═════ LISTED RECORDS

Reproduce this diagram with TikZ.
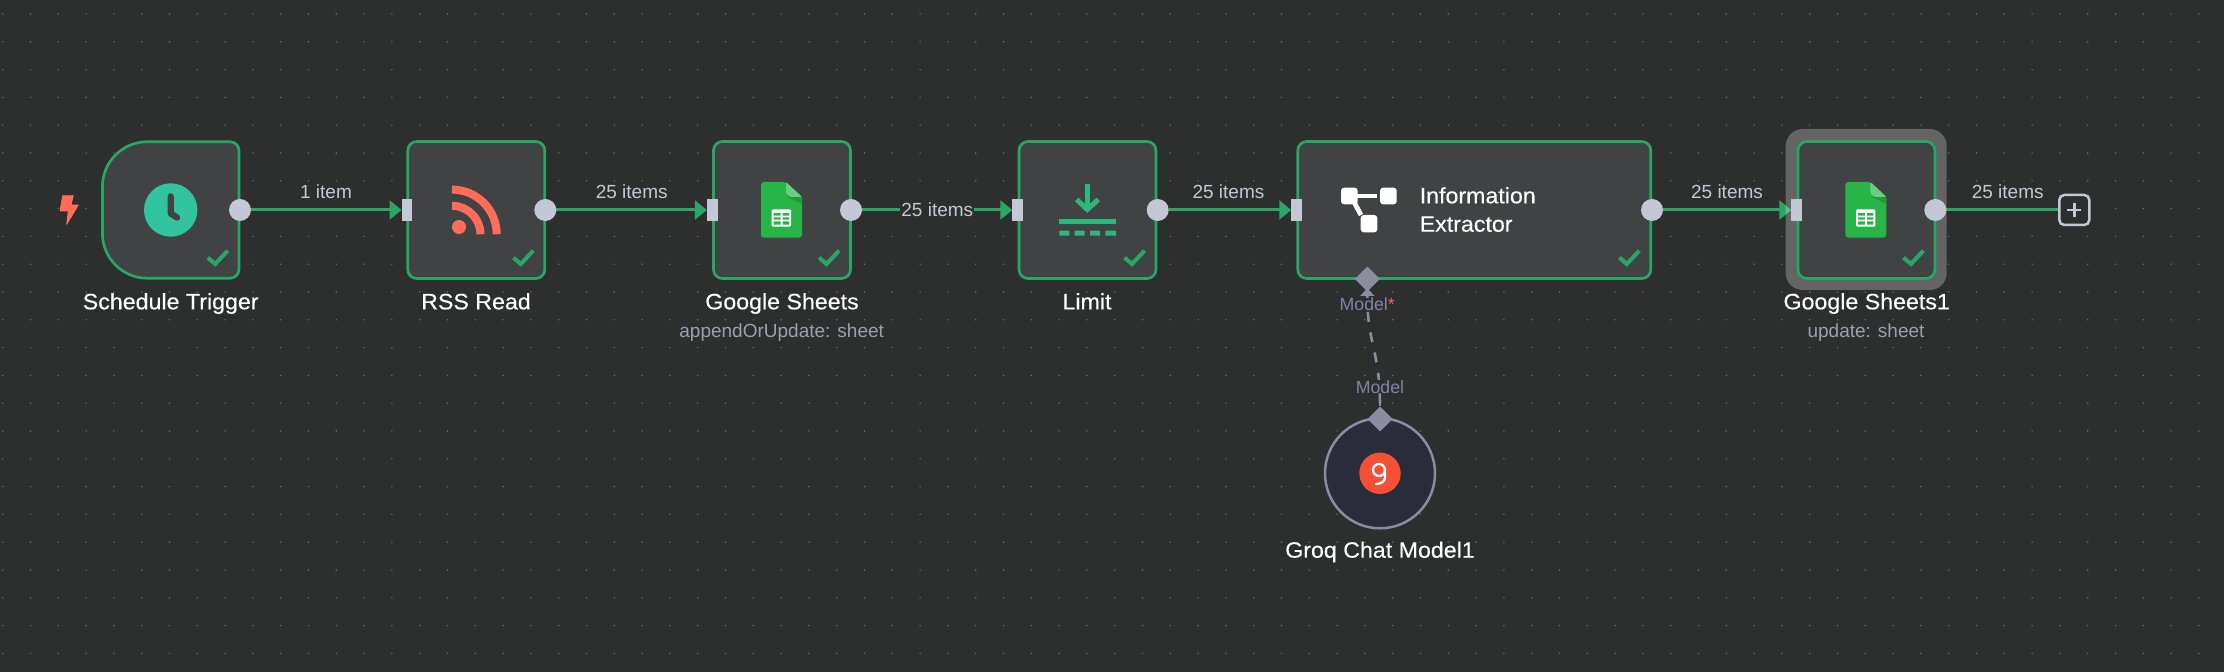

══════════
═════ LISTED RECORDS

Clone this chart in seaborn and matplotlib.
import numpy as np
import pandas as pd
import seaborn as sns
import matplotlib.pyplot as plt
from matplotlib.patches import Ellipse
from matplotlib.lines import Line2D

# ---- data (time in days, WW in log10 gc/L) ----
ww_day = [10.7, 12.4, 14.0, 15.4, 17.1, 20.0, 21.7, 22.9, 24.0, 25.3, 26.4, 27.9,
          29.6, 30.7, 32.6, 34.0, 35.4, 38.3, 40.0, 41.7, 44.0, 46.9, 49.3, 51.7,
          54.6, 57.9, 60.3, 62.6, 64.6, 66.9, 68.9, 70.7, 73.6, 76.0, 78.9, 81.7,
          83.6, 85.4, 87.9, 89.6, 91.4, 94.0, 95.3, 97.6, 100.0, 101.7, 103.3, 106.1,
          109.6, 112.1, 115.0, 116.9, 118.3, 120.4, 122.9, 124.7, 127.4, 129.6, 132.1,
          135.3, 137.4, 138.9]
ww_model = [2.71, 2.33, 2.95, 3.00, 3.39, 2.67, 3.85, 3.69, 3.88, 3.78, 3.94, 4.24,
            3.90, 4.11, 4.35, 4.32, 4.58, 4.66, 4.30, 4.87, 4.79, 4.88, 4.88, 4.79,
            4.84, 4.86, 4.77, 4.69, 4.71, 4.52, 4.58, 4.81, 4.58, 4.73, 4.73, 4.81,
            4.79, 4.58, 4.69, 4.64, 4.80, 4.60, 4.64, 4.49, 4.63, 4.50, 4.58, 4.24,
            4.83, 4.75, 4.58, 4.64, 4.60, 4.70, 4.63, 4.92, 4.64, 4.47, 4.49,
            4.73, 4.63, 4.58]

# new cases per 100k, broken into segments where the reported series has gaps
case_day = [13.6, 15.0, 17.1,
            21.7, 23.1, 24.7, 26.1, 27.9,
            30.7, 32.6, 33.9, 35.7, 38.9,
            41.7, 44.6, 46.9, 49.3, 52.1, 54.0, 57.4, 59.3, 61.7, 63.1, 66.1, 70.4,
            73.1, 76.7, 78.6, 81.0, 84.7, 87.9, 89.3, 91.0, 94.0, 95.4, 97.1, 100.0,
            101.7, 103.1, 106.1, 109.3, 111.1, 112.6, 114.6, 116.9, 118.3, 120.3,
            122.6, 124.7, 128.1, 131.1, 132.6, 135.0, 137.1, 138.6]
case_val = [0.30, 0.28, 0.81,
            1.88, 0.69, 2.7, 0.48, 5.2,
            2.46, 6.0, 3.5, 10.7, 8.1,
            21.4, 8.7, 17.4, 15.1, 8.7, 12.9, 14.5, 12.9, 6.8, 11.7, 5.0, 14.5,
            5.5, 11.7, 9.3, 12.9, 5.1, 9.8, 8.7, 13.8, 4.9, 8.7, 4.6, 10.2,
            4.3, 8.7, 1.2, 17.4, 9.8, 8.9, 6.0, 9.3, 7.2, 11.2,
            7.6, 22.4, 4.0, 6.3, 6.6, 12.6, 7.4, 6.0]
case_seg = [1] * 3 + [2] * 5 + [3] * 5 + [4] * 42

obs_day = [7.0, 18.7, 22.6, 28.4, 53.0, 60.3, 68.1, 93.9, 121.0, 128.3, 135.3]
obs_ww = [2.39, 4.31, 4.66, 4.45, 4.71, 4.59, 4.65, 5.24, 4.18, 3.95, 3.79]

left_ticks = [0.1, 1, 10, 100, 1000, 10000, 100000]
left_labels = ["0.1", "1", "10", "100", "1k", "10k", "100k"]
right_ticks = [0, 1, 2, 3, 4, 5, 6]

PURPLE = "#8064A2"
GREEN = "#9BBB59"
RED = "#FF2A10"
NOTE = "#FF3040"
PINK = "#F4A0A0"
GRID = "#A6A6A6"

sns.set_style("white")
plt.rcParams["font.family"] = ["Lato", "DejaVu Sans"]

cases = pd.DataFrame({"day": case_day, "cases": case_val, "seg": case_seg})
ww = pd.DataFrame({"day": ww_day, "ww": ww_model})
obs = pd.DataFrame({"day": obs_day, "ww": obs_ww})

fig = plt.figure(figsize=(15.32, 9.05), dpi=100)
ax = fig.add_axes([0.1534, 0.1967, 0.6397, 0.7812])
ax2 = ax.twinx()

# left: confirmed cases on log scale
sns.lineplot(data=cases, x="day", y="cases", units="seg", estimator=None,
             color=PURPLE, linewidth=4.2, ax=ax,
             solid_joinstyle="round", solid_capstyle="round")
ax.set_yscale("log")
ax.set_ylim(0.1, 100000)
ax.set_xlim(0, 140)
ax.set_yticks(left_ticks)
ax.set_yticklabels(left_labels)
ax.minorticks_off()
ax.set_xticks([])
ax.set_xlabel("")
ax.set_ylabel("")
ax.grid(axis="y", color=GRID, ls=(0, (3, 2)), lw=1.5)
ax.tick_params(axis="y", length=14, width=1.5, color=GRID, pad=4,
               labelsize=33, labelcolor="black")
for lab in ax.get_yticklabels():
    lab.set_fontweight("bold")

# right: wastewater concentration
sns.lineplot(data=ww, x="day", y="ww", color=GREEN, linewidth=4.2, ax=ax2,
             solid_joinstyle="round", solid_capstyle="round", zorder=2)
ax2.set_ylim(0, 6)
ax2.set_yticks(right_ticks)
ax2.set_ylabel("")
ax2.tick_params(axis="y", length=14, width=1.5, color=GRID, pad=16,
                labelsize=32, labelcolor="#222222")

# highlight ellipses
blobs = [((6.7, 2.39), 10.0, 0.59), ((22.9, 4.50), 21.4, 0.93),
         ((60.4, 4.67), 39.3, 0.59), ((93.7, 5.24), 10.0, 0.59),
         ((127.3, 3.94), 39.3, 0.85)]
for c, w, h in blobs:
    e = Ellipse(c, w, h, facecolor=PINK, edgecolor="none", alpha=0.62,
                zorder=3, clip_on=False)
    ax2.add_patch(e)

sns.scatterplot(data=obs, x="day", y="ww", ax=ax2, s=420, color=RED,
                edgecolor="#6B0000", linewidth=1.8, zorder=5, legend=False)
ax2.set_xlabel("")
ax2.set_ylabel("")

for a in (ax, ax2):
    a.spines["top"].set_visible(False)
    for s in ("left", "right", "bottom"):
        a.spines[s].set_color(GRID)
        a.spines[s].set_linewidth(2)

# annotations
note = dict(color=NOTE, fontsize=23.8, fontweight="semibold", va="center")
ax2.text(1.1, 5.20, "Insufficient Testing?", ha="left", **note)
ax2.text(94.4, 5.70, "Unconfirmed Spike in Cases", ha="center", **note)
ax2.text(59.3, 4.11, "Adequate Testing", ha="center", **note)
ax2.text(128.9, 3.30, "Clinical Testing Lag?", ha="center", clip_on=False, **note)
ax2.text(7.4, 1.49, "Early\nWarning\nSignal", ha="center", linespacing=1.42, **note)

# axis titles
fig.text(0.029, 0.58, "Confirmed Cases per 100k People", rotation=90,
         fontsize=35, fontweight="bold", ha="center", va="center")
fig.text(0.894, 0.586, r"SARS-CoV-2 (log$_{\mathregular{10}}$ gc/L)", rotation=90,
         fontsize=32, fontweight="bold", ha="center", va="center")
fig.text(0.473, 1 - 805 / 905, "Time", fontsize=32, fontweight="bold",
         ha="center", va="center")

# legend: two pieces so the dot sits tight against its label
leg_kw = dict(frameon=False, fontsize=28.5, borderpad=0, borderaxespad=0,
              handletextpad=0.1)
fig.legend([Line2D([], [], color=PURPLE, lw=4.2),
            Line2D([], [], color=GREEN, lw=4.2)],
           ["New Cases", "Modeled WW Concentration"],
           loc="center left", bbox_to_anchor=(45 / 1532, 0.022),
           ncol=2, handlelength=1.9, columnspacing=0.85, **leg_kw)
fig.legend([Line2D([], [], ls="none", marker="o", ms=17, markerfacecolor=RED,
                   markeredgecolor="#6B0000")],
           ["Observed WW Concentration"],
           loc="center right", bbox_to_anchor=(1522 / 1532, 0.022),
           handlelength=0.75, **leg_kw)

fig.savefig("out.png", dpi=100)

══════════

- _YOUR OBJECTIVE_
Write out exactly the lines from the one with "Clone this chart in seaborn and matplotlib." through the one with "4.73, 4.63, 4.58]", including both, and no others.

- _FULL SOLUTION_
Clone this chart in seaborn and matplotlib.
import numpy as np
import pandas as pd
import seaborn as sns
import matplotlib.pyplot as plt
from matplotlib.patches import Ellipse
from matplotlib.lines import Line2D

# ---- data (time in days, WW in log10 gc/L) ----
ww_day = [10.7, 12.4, 14.0, 15.4, 17.1, 20.0, 21.7, 22.9, 24.0, 25.3, 26.4, 27.9,
          29.6, 30.7, 32.6, 34.0, 35.4, 38.3, 40.0, 41.7, 44.0, 46.9, 49.3, 51.7,
          54.6, 57.9, 60.3, 62.6, 64.6, 66.9, 68.9, 70.7, 73.6, 76.0, 78.9, 81.7,
          83.6, 85.4, 87.9, 89.6, 91.4, 94.0, 95.3, 97.6, 100.0, 101.7, 103.3, 106.1,
          109.6, 112.1, 115.0, 116.9, 118.3, 120.4, 122.9, 124.7, 127.4, 129.6, 132.1,
          135.3, 137.4, 138.9]
ww_model = [2.71, 2.33, 2.95, 3.00, 3.39, 2.67, 3.85, 3.69, 3.88, 3.78, 3.94, 4.24,
            3.90, 4.11, 4.35, 4.32, 4.58, 4.66, 4.30, 4.87, 4.79, 4.88, 4.88, 4.79,
            4.84, 4.86, 4.77, 4.69, 4.71, 4.52, 4.58, 4.81, 4.58, 4.73, 4.73, 4.81,
            4.79, 4.58, 4.69, 4.64, 4.80, 4.60, 4.64, 4.49, 4.63, 4.50, 4.58, 4.24,
            4.83, 4.75, 4.58, 4.64, 4.60, 4.70, 4.63, 4.92, 4.64, 4.47, 4.49,
            4.73, 4.63, 4.58]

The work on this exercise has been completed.